(Written earlier today)
Just less than 33 Days.
33 Days until my vacation. 33 Days until I board a plane to the other end of the country. 33 Days before my earned "freedom" is dropped into my lap and I am allowed to live life as I please for two weeks, unrestrained. Unleashed. Freed from the traps and cages of citylife. I'm dying inside. Every second in this office feels like it is eating a little piece of my spirit. Each new second in this office is the loss of a second of unrestrained independence on the outside. Each new second born in this office breaks from the shell of eternity & instantly transforms into a parasite that then gobbles up what the day could otherwise be. This is also known to me as a perpetual tragedy in the infrastructure of my existence. The perpetual tragedy which is miniature to those who know real tragedy and laughable to one who knows the meaning of living behind bars that cannot be broken or serving time where there is no freedom accruing. Where there is no break at the end of the day. How dare I wallow even a moment?
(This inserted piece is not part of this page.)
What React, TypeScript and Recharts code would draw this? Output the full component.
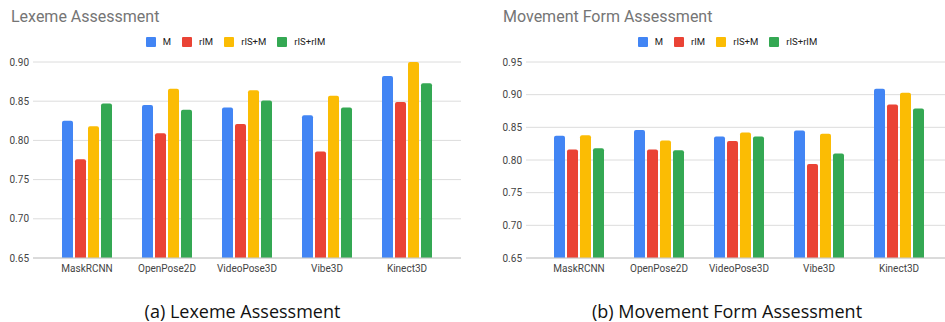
import React from "react";
import { BarChart, Bar, XAxis, YAxis, CartesianGrid, Legend } from "recharts";

const categories = ["MaskRCNN", "OpenPose2D", "VideoPose3D", "Vibe3D", "Kinect3D"];
const seriesNames = ["M", "rIM", "rIS+M", "rIS+rIM"];
const seriesColors = ["#4285F4", "#EA4335", "#FBBC04", "#34A853"];

const lexM = [0.825, 0.845, 0.842, 0.832, 0.882];
const lexRIM = [0.776, 0.809, 0.821, 0.786, 0.849];
const lexRISM = [0.818, 0.866, 0.864, 0.857, 0.9];
const lexRISRIM = [0.847, 0.839, 0.851, 0.842, 0.873];

const movM = [0.837, 0.846, 0.836, 0.845, 0.909];
const movRIM = [0.816, 0.816, 0.829, 0.794, 0.885];
const movRISM = [0.838, 0.83, 0.842, 0.84, 0.903];
const movRISRIM = [0.818, 0.815, 0.836, 0.81, 0.879];

const lexTicks = [0.65, 0.7, 0.75, 0.8, 0.85, 0.9];
const movTicks = [0.65, 0.7, 0.75, 0.8, 0.85, 0.9, 0.95];

const buildRows = (a: number[], b: number[], c: number[], d: number[]) =>
  categories.map((name, i) => ({
    name,
    [seriesNames[0]]: a[i],
    [seriesNames[1]]: b[i],
    [seriesNames[2]]: c[i],
    [seriesNames[3]]: d[i],
  }));

const lexData = buildRows(lexM, lexRIM, lexRISM, lexRISRIM);
const movData = buildRows(movM, movRIM, movRISM, movRISRIM);

const LegendContent = (props: any) => {
  const payload = props.payload || [];
  return (
    <div
      style={{
        display: "flex",
        justifyContent: "center",
        alignItems: "center",
        fontFamily: "Roboto",
        fontSize: 9.5,
        color: "#222",
      }}
    >
      {payload.map((p: any, i: number) => (
        <div key={i} style={{ display: "flex", alignItems: "center", marginRight: i < payload.length - 1 ? 11 : 0 }}>
          <div style={{ width: 10, height: 10, background: p.color, borderRadius: 1, marginRight: 7 }} />
          <span>{p.value}</span>
        </div>
      ))}
    </div>
  );
};

const tickStyle = { fontFamily: "Roboto", fontSize: 10, fill: "#444" };

function Panel(props: {
  data: any[];
  width: number;
  ticks: number[];
  yWidth: number;
  padL: number;
  padR: number;
  marginRight: number;
  legendShift: number;
}) {
  const { data, width, ticks, yWidth, padL, padR, marginRight, legendShift } = props;
  return (
    <BarChart
      width={width}
      height={280}
      data={data}
      margin={{ top: 62, right: marginRight, left: 0, bottom: 5 }}
      barGap={2}
      barSize={11}
    >
      <CartesianGrid horizontal vertical={false} stroke="#dcdcdc" />
      <XAxis
        dataKey="name"
        height={17}
        tickLine={false}
        tickSize={0}
        tickMargin={7}
        axisLine={{ stroke: "#c8c8c8" }}
        tick={tickStyle}
        padding={{ left: padL, right: padR }}
        interval={0}
      />
      <YAxis
        width={yWidth}
        domain={[ticks[0], ticks[ticks.length - 1]]}
        ticks={ticks}
        allowDataOverflow
        axisLine={false}
        tickLine={false}
        tickSize={0}
        tickMargin={4}
        tick={tickStyle}
        tickFormatter={(v: number) => v.toFixed(2)}
      />
      <Legend
        verticalAlign="middle"
        layout="horizontal"
        wrapperStyle={{ top: 36, left: legendShift, width: width, height: 12 }}
        content={<LegendContent />}
      />
      {seriesNames.map((s, i) => (
        <Bar key={s} dataKey={s} fill={seriesColors[i]} radius={[2, 2, 0, 0]} isAnimationActive={false} />
      ))}
    </BarChart>
  );
}

export default function App() {
  return (
    <div style={{ position: "absolute", left: 0, top: 0, width: 945, height: 322, background: "#fff", overflow: "hidden" }}>
      <div style={{ position: "absolute", left: 0, top: 0 }}>
        <Panel data={lexData} width={465} ticks={lexTicks} yWidth={33} padL={14} padR={14} marginRight={4} legendShift={3} />
      </div>
      <div style={{ position: "absolute", left: 470, top: 0 }}>
        <Panel data={movData} width={475} ticks={movTicks} yWidth={56} padL={13} padR={6} marginRight={0} legendShift={20} />
      </div>
      <div style={{ position: "absolute", left: 11, top: 5, fontFamily: "Roboto", fontSize: 16, color: "#757575", lineHeight: "24px" }}>
        Lexeme Assessment
      </div>
      <div style={{ position: "absolute", left: 503, top: 5, fontFamily: "Roboto", fontSize: 16, color: "#757575", lineHeight: "24px" }}>
        Movement Form Assessment
      </div>
      <div style={{ position: "absolute", left: 0, width: 485, top: 299, textAlign: "center", fontFamily: "Open Sans", fontSize: 18, color: "#111", lineHeight: "24px" }}>
        (a) Lexeme Assessment
      </div>
      <div style={{ position: "absolute", left: 470, width: 514, top: 299, textAlign: "center", fontFamily: "Open Sans", fontSize: 18, color: "#111", lineHeight: "24px" }}>
        (b) Movement Form Assessment
      </div>
    </div>
  );
}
There is this feeling of powerlessness that descends on me so frequently when I am stuck in an office. It's the oxymoron that has made up my life this far. It is the fact that I have been adamantly free, impetuously independent & adverse to authority my entire life, but have been able to conform enough to "the real world" that I have the good fortune to be stuck in such an office all day. That as a child I spent weekends skulking around my dad's office in downtown Los Angeles, snooping at secretaries' desks, playing pretend that I was a grownup too. Daydreaming of being a lady following my own path in life. For Christmas one year my mother gave me a huge box of office supplies (rubber stamps and forms to fill out and checks and any other little thing my heart desired). I was losing interest in barbies at that point, but still held a huge appreciation for dressup and imaginary adulthood. I would set up my desk with all my office supplies and my little sister and I would play. She would come in and ring a bell and I would say "may I help you?" and then we would perform a little theatre of office etiquette and protocol. I guess I just wanted to feel important and secretaries seemed like very important people to me and I liked telling my sister what to do.
It was a blessing and a curse. This affinity with office life flows well along the highly organized, perfectionist, control oriented side of my personality but also directly conflicts with the dominant characteristic of craving the freedom to do as I damn well please and to live without strict organization, without so much control and to pursue perfection as that which I decide it should be. To conform to a corporate environment and follow orders goes against the very core of my being. Or at least one very crucial facet to the core of my being. To me, the definition of freedom is not being told what to do. Free time is when no one is telling you what you can or cannot do and no one is issuing orders. Freedom. Is a beautiful thing. I don't like being ordered about. I don't like living by anyone else's rules. It's my life. I guess I got that from my dad, along with my love of punk rock music and everything else. (We are a family of rebels. I've always been proud of that).
At the same time, as far as jobs and success goes, this legal business is not all that bad. Working in a big corporate NY firm is much different than working in a tiny private criminal practice in Oregon. There are many fundamental differences, the main being that I don't work nearly as hard because there are so many people in a big firm to do all the little things you would have to do yourself in a small firm. Like copies and faxes and mail/supply management and court runs and filing and record management and accounting. It leaves me with everything that relates to my computer, excluding IT. So it's not as exciting is what I'm saying.
There's also the fundamental differences between working for a firm representing big corporations and entities rather than individual crooks and matrimonial adversaries. In the latter, as a secretary/office manager, I dealt with the clients on a one on one basis regularly. They talked to me and I answered their questions much more frequently than in a big firm. Here I rarely even know the clients. Because they are a "customer" of the firm as a whole and we represent their "company" as a whole, and that leaves very little room for individual interaction with a person in my position, despite the fact that I work directly for shareholders. It's just not as cozy. And there is not as much satisfaction in the results that the firm achieves, as those results are much less individual.
Still there are obvious advantages to working in a much larger firm. I am only glad that I am not nearly as trapped as many of the associates, who work insane hours and are always under the gun. At least I get to come in at 9:30 and leave at 5:30 and I still have my dreams. That hasn't been taken from me yet.